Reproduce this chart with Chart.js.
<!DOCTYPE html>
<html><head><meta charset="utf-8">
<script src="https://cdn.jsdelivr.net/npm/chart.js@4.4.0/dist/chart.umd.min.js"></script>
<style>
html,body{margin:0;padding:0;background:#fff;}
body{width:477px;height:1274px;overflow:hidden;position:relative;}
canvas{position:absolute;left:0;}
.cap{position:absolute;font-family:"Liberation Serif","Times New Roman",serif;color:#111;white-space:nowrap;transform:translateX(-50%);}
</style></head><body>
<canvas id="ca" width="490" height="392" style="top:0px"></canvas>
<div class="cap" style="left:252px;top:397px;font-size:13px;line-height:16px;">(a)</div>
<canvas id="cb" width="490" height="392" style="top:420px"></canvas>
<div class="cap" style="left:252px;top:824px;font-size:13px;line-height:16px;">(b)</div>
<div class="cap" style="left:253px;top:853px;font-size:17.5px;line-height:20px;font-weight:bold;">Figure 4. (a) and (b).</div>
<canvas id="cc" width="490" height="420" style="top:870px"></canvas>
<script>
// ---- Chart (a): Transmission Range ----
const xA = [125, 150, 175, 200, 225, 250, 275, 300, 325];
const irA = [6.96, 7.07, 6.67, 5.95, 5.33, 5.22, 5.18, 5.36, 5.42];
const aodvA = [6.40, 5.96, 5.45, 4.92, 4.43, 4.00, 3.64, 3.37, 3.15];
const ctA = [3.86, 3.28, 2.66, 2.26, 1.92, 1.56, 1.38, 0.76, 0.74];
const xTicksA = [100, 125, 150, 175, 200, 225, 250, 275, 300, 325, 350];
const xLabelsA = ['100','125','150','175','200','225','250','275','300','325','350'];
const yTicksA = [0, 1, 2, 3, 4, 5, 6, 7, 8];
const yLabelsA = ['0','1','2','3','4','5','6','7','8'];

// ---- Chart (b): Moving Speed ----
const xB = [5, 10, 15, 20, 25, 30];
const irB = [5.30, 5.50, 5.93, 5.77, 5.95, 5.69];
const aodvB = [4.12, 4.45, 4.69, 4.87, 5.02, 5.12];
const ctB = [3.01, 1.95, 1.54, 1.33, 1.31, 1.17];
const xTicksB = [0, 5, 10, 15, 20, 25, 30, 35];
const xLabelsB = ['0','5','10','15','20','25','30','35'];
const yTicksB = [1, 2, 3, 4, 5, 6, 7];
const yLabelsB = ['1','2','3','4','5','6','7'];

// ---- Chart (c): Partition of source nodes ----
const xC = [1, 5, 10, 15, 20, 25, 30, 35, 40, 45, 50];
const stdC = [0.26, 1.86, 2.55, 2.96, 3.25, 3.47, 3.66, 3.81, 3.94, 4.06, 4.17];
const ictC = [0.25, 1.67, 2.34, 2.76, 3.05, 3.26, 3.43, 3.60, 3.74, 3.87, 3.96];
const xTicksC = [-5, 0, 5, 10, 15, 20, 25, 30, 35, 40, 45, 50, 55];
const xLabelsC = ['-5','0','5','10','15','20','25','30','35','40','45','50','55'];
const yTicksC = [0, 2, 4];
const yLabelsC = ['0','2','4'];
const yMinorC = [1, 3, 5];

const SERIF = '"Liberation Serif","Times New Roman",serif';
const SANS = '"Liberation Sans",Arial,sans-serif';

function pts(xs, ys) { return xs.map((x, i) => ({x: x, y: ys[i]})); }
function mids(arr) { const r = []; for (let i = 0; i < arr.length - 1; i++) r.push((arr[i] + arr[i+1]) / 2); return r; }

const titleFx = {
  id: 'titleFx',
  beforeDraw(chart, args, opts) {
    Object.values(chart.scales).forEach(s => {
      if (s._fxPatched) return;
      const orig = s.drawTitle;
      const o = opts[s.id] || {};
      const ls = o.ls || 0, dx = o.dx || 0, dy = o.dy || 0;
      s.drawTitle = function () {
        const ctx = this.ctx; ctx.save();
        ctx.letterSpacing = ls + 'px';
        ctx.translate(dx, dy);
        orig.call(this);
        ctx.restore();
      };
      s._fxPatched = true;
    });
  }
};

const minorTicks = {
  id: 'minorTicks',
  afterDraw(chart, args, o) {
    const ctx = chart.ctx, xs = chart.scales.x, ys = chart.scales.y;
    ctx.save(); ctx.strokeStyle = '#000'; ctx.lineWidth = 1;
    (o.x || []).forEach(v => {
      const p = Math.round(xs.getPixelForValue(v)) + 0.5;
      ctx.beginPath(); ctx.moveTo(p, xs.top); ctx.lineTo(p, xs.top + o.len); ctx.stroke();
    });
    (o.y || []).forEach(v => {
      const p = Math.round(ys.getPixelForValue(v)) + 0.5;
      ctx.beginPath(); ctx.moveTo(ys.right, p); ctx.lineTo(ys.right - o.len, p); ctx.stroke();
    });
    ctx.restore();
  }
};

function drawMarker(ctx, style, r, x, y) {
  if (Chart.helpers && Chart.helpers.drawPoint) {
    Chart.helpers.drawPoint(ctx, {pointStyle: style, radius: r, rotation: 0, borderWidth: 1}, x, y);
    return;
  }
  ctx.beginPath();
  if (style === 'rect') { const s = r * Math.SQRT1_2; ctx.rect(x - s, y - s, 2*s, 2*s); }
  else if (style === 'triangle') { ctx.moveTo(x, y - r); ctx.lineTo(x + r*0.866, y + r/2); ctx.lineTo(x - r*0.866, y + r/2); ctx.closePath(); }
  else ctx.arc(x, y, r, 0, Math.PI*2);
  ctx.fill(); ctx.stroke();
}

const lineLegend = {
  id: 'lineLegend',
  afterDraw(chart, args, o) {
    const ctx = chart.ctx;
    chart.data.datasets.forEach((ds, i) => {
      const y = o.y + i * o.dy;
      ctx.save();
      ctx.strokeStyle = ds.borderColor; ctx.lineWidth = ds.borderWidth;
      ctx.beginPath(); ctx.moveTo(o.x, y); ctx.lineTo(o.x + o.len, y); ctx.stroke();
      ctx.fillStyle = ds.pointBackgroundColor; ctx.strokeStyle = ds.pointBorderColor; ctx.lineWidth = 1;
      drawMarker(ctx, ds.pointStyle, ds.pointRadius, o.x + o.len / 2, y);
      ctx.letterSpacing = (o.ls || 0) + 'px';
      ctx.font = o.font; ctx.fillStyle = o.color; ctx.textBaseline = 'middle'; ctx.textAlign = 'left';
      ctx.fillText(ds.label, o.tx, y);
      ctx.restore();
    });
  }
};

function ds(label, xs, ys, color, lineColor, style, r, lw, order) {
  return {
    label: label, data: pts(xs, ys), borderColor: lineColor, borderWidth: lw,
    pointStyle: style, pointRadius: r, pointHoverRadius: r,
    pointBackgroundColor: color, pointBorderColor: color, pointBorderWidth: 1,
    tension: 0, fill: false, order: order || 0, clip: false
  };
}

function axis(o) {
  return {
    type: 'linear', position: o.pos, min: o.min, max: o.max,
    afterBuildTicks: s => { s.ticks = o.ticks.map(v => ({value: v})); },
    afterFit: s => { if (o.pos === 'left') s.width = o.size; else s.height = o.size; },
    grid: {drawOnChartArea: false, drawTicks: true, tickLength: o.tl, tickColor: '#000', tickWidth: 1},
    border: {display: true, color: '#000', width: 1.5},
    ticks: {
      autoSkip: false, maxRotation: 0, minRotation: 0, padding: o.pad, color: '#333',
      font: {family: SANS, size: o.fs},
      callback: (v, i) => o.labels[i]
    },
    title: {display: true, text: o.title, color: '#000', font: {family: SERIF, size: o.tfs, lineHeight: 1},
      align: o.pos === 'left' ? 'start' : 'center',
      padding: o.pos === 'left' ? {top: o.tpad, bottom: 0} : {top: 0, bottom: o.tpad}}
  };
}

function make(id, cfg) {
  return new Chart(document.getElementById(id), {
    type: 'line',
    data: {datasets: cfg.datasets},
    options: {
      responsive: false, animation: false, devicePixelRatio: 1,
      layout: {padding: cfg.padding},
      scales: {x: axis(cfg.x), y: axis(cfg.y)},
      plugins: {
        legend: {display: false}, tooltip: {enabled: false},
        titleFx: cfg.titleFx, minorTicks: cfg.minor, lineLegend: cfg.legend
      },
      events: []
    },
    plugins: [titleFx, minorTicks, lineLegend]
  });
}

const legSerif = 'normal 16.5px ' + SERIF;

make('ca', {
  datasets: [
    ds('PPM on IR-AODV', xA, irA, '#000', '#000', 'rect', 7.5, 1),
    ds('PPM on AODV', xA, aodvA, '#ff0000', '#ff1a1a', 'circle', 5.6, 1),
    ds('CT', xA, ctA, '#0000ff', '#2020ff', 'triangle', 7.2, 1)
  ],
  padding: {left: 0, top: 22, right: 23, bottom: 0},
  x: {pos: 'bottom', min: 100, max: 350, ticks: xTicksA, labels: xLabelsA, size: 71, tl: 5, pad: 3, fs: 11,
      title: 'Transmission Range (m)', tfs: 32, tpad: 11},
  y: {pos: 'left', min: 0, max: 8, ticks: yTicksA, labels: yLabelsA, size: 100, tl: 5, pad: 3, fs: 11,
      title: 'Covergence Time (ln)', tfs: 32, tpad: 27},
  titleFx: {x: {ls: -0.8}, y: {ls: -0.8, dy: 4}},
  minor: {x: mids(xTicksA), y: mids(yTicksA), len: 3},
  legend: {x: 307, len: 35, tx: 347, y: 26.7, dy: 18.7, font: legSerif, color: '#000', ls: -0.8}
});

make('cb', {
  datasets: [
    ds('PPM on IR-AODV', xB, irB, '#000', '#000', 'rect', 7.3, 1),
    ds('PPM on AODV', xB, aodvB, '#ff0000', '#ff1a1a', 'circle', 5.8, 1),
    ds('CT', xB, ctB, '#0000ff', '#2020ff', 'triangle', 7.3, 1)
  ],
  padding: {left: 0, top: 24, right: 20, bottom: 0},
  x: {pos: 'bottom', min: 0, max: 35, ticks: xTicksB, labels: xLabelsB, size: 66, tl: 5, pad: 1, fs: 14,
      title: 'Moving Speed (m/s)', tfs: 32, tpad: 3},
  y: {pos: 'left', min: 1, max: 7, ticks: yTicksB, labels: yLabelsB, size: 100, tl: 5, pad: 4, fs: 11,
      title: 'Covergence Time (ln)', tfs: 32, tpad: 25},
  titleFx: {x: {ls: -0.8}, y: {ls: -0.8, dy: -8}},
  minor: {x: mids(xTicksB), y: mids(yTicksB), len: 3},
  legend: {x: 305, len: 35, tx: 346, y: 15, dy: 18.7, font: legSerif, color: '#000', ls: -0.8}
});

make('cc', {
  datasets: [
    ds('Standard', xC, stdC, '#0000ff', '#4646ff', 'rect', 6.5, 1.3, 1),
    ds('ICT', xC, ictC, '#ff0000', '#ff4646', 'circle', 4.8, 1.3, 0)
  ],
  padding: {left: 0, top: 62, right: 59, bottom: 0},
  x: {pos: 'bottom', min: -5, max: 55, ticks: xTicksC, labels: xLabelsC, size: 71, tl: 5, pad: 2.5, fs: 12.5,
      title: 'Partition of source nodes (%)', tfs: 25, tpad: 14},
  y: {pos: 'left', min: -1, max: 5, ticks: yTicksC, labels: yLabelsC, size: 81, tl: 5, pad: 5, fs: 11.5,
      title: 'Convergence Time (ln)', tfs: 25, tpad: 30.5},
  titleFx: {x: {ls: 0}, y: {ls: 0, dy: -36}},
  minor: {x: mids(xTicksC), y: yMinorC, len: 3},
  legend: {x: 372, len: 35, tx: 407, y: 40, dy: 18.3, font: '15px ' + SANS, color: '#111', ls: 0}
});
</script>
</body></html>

◆ **Task statement**: Give back the listing exactly, please, from its first line to the line containing "const yLabelsA = ['0','1','2','3','4','5','6','7','8'];", inclusive, and nothing past that line.

◆ **Exercise answer**:
Reproduce this chart with Chart.js.
<!DOCTYPE html>
<html><head><meta charset="utf-8">
<script src="https://cdn.jsdelivr.net/npm/chart.js@4.4.0/dist/chart.umd.min.js"></script>
<style>
html,body{margin:0;padding:0;background:#fff;}
body{width:477px;height:1274px;overflow:hidden;position:relative;}
canvas{position:absolute;left:0;}
.cap{position:absolute;font-family:"Liberation Serif","Times New Roman",serif;color:#111;white-space:nowrap;transform:translateX(-50%);}
</style></head><body>
<canvas id="ca" width="490" height="392" style="top:0px"></canvas>
<div class="cap" style="left:252px;top:397px;font-size:13px;line-height:16px;">(a)</div>
<canvas id="cb" width="490" height="392" style="top:420px"></canvas>
<div class="cap" style="left:252px;top:824px;font-size:13px;line-height:16px;">(b)</div>
<div class="cap" style="left:253px;top:853px;font-size:17.5px;line-height:20px;font-weight:bold;">Figure 4. (a) and (b).</div>
<canvas id="cc" width="490" height="420" style="top:870px"></canvas>
<script>
// ---- Chart (a): Transmission Range ----
const xA = [125, 150, 175, 200, 225, 250, 275, 300, 325];
const irA = [6.96, 7.07, 6.67, 5.95, 5.33, 5.22, 5.18, 5.36, 5.42];
const aodvA = [6.40, 5.96, 5.45, 4.92, 4.43, 4.00, 3.64, 3.37, 3.15];
const ctA = [3.86, 3.28, 2.66, 2.26, 1.92, 1.56, 1.38, 0.76, 0.74];
const xTicksA = [100, 125, 150, 175, 200, 225, 250, 275, 300, 325, 350];
const xLabelsA = ['100','125','150','175','200','225','250','275','300','325','350'];
const yTicksA = [0, 1, 2, 3, 4, 5, 6, 7, 8];
const yLabelsA = ['0','1','2','3','4','5','6','7','8'];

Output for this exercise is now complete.